» WHAT THIS TASK INVOLVES
Nothing after the line with "0, 1, 2, 3, 4];" belongs in the copy; extract the lines below from the top through that line, pictures left out.
***
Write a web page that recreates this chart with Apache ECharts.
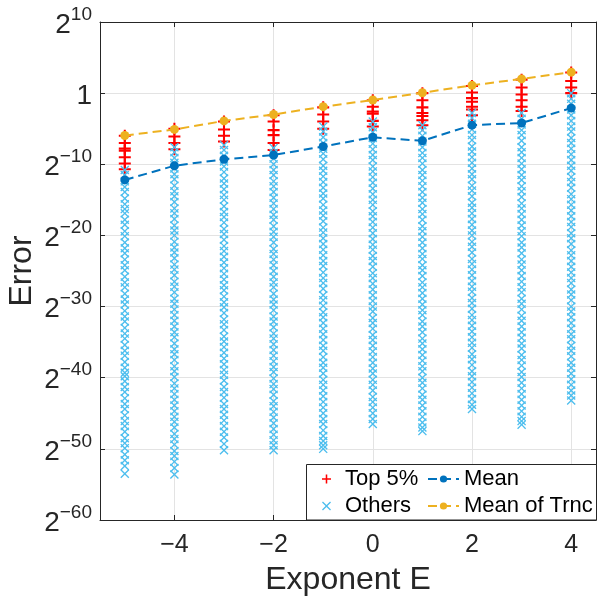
<!DOCTYPE html>
<html>
<head>
<meta charset="utf-8">
<script src="https://cdn.jsdelivr.net/npm/echarts@6/dist/echarts.min.js"></script>
<style>
  html, body { margin: 0; padding: 0; background: #fff; }
  #chart { width: 597px; height: 600px; }
</style>
</head>
<body>
<div id="chart"></div>
<script>
// Exponent values on the x axis
const exponents = [-5, -4, -3, -2, -1, 0, 1, 2, 3, 4];

// log2 of the error: mean over all samples, and mean of the truncated set
const meanLog2 = [-12.2, -10.2, -9.3, -8.7, -7.5, -6.2, -6.7, -4.5, -4.2, -2.1];
const truncMeanLog2 = [-5.95, -5.1, -3.9, -3.0, -1.9, -0.97, 0.05, 1.1, 2.0, 2.95];

// log2 of the largest 5% of errors, per exponent
const top5_m5 = [-6.0, -7.0, -7.8, -8.1, -9.0, -9.9, -10.7];
const top5_m4 = [-5.0, -6.1, -7.0, -7.9];
const top5_m3 = [-4.0, -5.1, -6.0, -6.8];
const top5_m2 = [-3.1, -4.0, -5.2, -5.9, -7.0, -8.0];
const top5_m1 = [-2.0, -3.0, -4.0, -5.0];
const top5_0 = [-1.0, -1.9, -2.6, -2.9, -3.9, -4.7];
const top5_1 = [0.0, -1.0, -2.0, -2.8, -3.2, -3.8, -4.5];
const top5_2 = [1.0, 0.1, -0.7, -1.2, -1.9, -2.3, -3.1];
const top5_3 = [1.9, 0.8, -0.2, -1.0, -1.9, -2.5];
const top5_4 = [2.9, 1.7, 0.8, 0.0];

// log2 of the remaining errors, per exponent
const others_m5 = [-10.8,-11.5,-12.4,-13.2,-13.9,-14.8,-15.6,-16.3,-16.9,-17.8,-18.5,-19.4,-20.1,-21.0,-21.8,-22.5,-23.4,-24.2,-24.9,-25.8,-26.6,-27.3,-28.2,-29.0,-29.7,-30.6,-31.4,-32.1,-33.0,-33.8,-34.5,-35.4,-36.2,-36.9,-37.8,-38.6,-39.3,-39.8,-40.5,-41.3,-42.0,-42.9,-43.7,-44.4,-45.3,-46.1,-46.8,-47.6,-48.5,-49.2,-49.9,-50.8,-51.6,-52.4,-53.5];
const others_m4 = [-7.6,-8.3,-9.1,-9.8,-10.6,-11.4,-12.1,-13.0,-13.8,-14.5,-15.3,-16.2,-16.9,-17.7,-18.6,-19.3,-20.0,-20.9,-21.7,-22.4,-23.2,-24.1,-24.8,-25.6,-26.5,-27.2,-28.0,-28.9,-29.6,-30.4,-31.2,-32.0,-32.8,-33.6,-34.3,-35.2,-36.0,-36.7,-37.5,-38.4,-39.1,-39.9,-40.8,-41.5,-42.3,-43.1,-43.9,-44.7,-45.5,-46.2,-47.0,-47.9,-48.6,-49.4,-50.3,-51.0,-51.8,-52.7,-53.6];
const others_m3 = [-7.3,-8.0,-8.8,-9.6,-10.3,-11.1,-12.0,-12.7,-13.5,-14.3,-15.0,-15.9,-16.7,-17.4,-18.2,-19.1,-19.8,-20.6,-21.5,-22.2,-23.0,-23.8,-24.6,-25.4,-26.2,-27.0,-27.7,-28.6,-29.4,-30.1,-30.9,-31.8,-32.5,-33.3,-34.2,-34.9,-35.7,-36.5,-37.3,-38.1,-38.9,-39.6,-40.4,-41.3,-42.0,-42.8,-43.7,-44.4,-45.2,-46.0,-46.8,-47.6,-48.4,-49.3,-50.2];
const others_m2 = [-7.7,-8.4,-9.2,-10.0,-10.8,-11.5,-12.4,-13.1,-13.9,-14.7,-15.5,-16.3,-17.1,-17.8,-18.7,-19.5,-20.2,-21.0,-21.9,-22.6,-23.4,-24.2,-25.0,-25.8,-26.6,-27.3,-28.2,-29.0,-29.7,-30.5,-31.4,-32.1,-32.9,-33.8,-34.5,-35.3,-36.1,-36.9,-37.7,-38.5,-39.2,-40.1,-40.9,-41.6,-42.4,-43.3,-44.0,-44.8,-45.6,-46.4,-47.2,-48.0,-48.8,-49.5,-50.2];
const others_m1 = [-4.7,-5.4,-6.2,-7.0,-7.8,-8.5,-9.3,-10.2,-10.9,-11.7,-12.5,-13.3,-14.1,-14.8,-15.7,-16.5,-17.2,-18.0,-18.9,-19.6,-20.4,-21.2,-22.0,-22.8,-23.6,-24.3,-25.2,-26.0,-26.7,-27.5,-28.4,-29.1,-29.9,-30.8,-31.5,-32.3,-33.1,-33.9,-34.7,-35.5,-36.2,-37.1,-37.9,-38.6,-39.4,-40.3,-41.0,-41.8,-42.6,-43.4,-44.2,-45.0,-45.8,-46.5,-47.4,-48.2,-48.9,-49.5,-50.0];
const others_0 = [-4.0,-4.8,-5.5,-6.3,-7.1,-7.9,-8.7,-9.4,-10.3,-11.0,-11.8,-12.6,-13.4,-14.2,-15.0,-15.7,-16.6,-17.3,-18.1,-18.9,-19.7,-20.5,-21.3,-22.0,-22.9,-23.6,-24.4,-25.3,-26.0,-26.8,-27.6,-28.4,-29.2,-30.0,-30.7,-31.6,-32.3,-33.1,-34.0,-34.7,-35.5,-36.3,-37.1,-37.9,-38.7,-39.4,-40.3,-41.0,-41.8,-42.7,-43.4,-44.2,-45.0,-45.8,-46.5];
const others_1 = [-4.5,-5.2,-6.0,-6.8,-7.6,-8.4,-9.1,-9.9,-10.8,-11.5,-12.3,-13.1,-13.9,-14.7,-15.4,-16.3,-17.0,-17.8,-18.7,-19.4,-20.2,-21.0,-21.8,-22.6,-23.3,-24.2,-24.9,-25.7,-26.6,-27.3,-28.1,-28.9,-29.7,-30.5,-31.2,-32.1,-32.8,-33.6,-34.5,-35.2,-36.0,-36.8,-37.6,-38.4,-39.1,-40.0,-40.7,-41.5,-42.4,-43.1,-43.9,-44.7,-45.5,-46.3,-47.0,-47.5];
const others_2 = [-2.8,-3.5,-4.3,-5.1,-5.9,-6.6,-7.5,-8.2,-9.0,-9.8,-10.6,-11.4,-12.1,-13.0,-13.7,-14.5,-15.4,-16.1,-16.9,-17.7,-18.5,-19.3,-20.0,-20.9,-21.6,-22.4,-23.3,-24.0,-24.8,-25.6,-26.4,-27.2,-27.9,-28.8,-29.5,-30.3,-31.2,-31.9,-32.7,-33.5,-34.3,-35.1,-35.8,-36.7,-37.4,-38.2,-39.1,-39.8,-40.6,-41.4,-42.2,-43.0,-43.8,-44.4];
const others_3 = [-2.8,-3.6,-4.4,-5.2,-5.9,-6.7,-7.6,-8.3,-9.1,-9.9,-10.7,-11.5,-12.2,-13.1,-13.8,-14.6,-15.5,-16.2,-17.0,-17.8,-18.6,-19.4,-20.1,-21.0,-21.7,-22.5,-23.4,-24.1,-24.9,-25.7,-26.5,-27.3,-28.0,-28.9,-29.6,-30.4,-31.3,-32.0,-32.8,-33.6,-34.4,-35.2,-35.9,-36.8,-37.5,-38.3,-39.2,-39.9,-40.7,-41.5,-42.3,-43.1,-43.9,-44.7,-45.5,-46.1,-46.6];
const others_4 = [0.0,-0.8,-1.5,-2.3,-3.1,-3.9,-4.7,-5.4,-6.3,-7.0,-7.8,-8.6,-9.4,-10.2,-10.9,-11.8,-12.5,-13.3,-14.2,-14.9,-15.7,-16.5,-17.3,-18.1,-18.8,-19.7,-20.4,-21.2,-22.1,-22.8,-23.6,-24.4,-25.2,-26.0,-26.7,-27.6,-28.3,-29.1,-30.0,-30.7,-31.5,-32.3,-33.1,-33.9,-34.6,-35.5,-36.2,-37.0,-37.9,-38.6,-39.4,-40.2,-41.0,-41.8,-42.5,-43.2];

// Axis ticks
const xTickValues = [-4, -2, 0, 2, 4];

const top5Columns = [top5_m5, top5_m4, top5_m3, top5_m2, top5_m1, top5_0, top5_1, top5_2, top5_3, top5_4];
const otherColumns = [others_m5, others_m4, others_m3, others_m2, others_m1, others_0, others_1, others_2, others_3, others_4];

function toPoints(columns) {
  const pts = [];
  columns.forEach((col, i) => col.forEach(v => pts.push([exponents[i], v])));
  return pts;
}

// Marker shapes: a plus and a diagonal cross, drawn as filled outlines
const plusPath = 'path://M4.15,0H5.85V10H4.15Z M0,4.15H10V5.85H0Z';
const crossPath = 'path://M0,1.05L1.05,0L5,3.95L8.95,0L10,1.05L6.05,5L10,8.95L8.95,10L5,6.05L1.05,10L0,8.95L3.95,5Z';

const FONT = '"Liberation Sans", Arial, Helvetica, sans-serif';
const INK = '#262626';
const GRID = '#E3E3E3';

function yLabel(v) {
  if (v === 0) return '{b|1}';
  return '{b|2}{s|' + (v < 0 ? '\u2212' : '') + Math.abs(v) + '}';
}

const chart = echarts.init(document.getElementById('chart'), null, { renderer: 'canvas' });

chart.setOption({
  animation: false,
  backgroundColor: '#fff',
  grid: { left: 100, right: 1, top: 22, bottom: 80, containLabel: false, outerBoundsMode: 'none' },
  xAxis: [
    {
      type: 'value', min: -5.5, max: 4.5, position: 'bottom',
      name: 'Exponent E', nameLocation: 'middle', nameGap: 44, nameMoveOverlap: false,
      nameTextStyle: { fontFamily: FONT, fontSize: 32, color: INK },
      axisLine: { show: true, onZero: false, lineStyle: { color: INK, width: 1 } },
      axisTick: { show: true, inside: true, length: 5, customValues: xTickValues, lineStyle: { color: INK } },
      axisLabel: {
        customValues: xTickValues, margin: 13, fontFamily: FONT, fontSize: 25, color: INK,
        formatter: v => (v < 0 ? '\u2212' : '') + Math.abs(v)
      },
      splitLine: { show: true, lineStyle: { color: GRID, width: 1 } }
    },
    {
      type: 'value', min: -5.5, max: 4.5, position: 'top',
      axisLine: { show: true, onZero: false, lineStyle: { color: INK, width: 1 } },
      axisTick: { show: true, inside: true, length: 5, customValues: xTickValues, lineStyle: { color: INK } },
      axisLabel: { show: false },
      splitLine: { show: false }
    }
  ],
  yAxis: [
    {
      type: 'value', min: -60, max: 10, interval: 10, position: 'left',
      name: 'Error', nameLocation: 'middle', nameGap: 62, nameRotate: 90, nameMoveOverlap: false,
      nameTextStyle: { fontFamily: FONT, fontSize: 32, color: INK },
      axisLine: { show: true, onZero: false, lineStyle: { color: INK, width: 1 } },
      axisTick: { show: true, inside: true, length: 5, lineStyle: { color: INK } },
      axisLabel: {
        margin: 8, fontFamily: FONT, color: INK, formatter: yLabel,
        rich: {
          b: { fontFamily: FONT, fontSize: 28, color: INK, lineHeight: 34, verticalAlign: 'bottom' },
          s: { fontFamily: FONT, fontSize: 19, color: INK, lineHeight: 34, verticalAlign: 'top' }
        }
      },
      splitLine: { show: true, lineStyle: { color: GRID, width: 1 } }
    },
    {
      type: 'value', min: -60, max: 10, interval: 10, position: 'right',
      axisLine: { show: true, onZero: false, lineStyle: { color: INK, width: 1 } },
      axisTick: { show: true, inside: true, length: 5, lineStyle: { color: INK } },
      axisLabel: { show: false },
      splitLine: { show: false }
    }
  ],
  legend: [
    {
      data: ['Top 5%', 'Others'], orient: 'vertical', left: 322, top: 468, padding: 0,
      itemWidth: 9, itemHeight: 9, itemGap: 5,
      textStyle: { fontFamily: FONT, fontSize: 22, color: '#000', padding: [0, 0, 0, 9] },
      z: 5
    },
    {
      data: ['Mean', 'Mean of Trnc'], orient: 'vertical', left: 427, top: 468, padding: 0,
      itemWidth: 31, itemHeight: 9, itemGap: 5,
      textStyle: { fontFamily: FONT, fontSize: 22, color: '#000' },
      z: 5
    }
  ],
  graphic: [
    {
      type: 'rect', z: 4, silent: true,
      shape: { x: 306.5, y: 464.5, width: 290, height: 55.5 },
      style: { fill: '#fff', stroke: INK, lineWidth: 1 }
    }
  ],
  series: [
    {
      name: 'Top 5%', type: 'scatter', data: toPoints(top5Columns),
      symbol: plusPath, symbolSize: 12,
      itemStyle: { color: '#FF0000', opacity: 1 }, z: 2
    },
    {
      name: 'Others', type: 'scatter', data: toPoints(otherColumns),
      symbol: crossPath, symbolSize: 9,
      itemStyle: { color: '#4DBEEE', opacity: 1 }, z: 2
    },
    {
      name: 'Mean', type: 'line', data: exponents.map((e, i) => [e, meanLog2[i]]),
      symbol: 'circle', symbolSize: 9, showSymbol: true,
      lineStyle: { color: '#0072BD', width: 2, type: [9, 5] },
      itemStyle: { color: '#0072BD' }, z: 3
    },
    {
      name: 'Mean of Trnc', type: 'line', data: exponents.map((e, i) => [e, truncMeanLog2[i]]),
      symbol: 'circle', symbolSize: 9, showSymbol: true,
      lineStyle: { color: '#EDB120', width: 2, type: [9, 5] },
      itemStyle: { color: '#EDB120' }, z: 3
    }
  ]
});
</script>
</body>
</html>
***
» THE OUTPUT
Write a web page that recreates this chart with Apache ECharts.
<!DOCTYPE html>
<html>
<head>
<meta charset="utf-8">
<script src="https://cdn.jsdelivr.net/npm/echarts@6/dist/echarts.min.js"></script>
<style>
  html, body { margin: 0; padding: 0; background: #fff; }
  #chart { width: 597px; height: 600px; }
</style>
</head>
<body>
<div id="chart"></div>
<script>
// Exponent values on the x axis
const exponents = [-5, -4, -3, -2, -1, 0, 1, 2, 3, 4];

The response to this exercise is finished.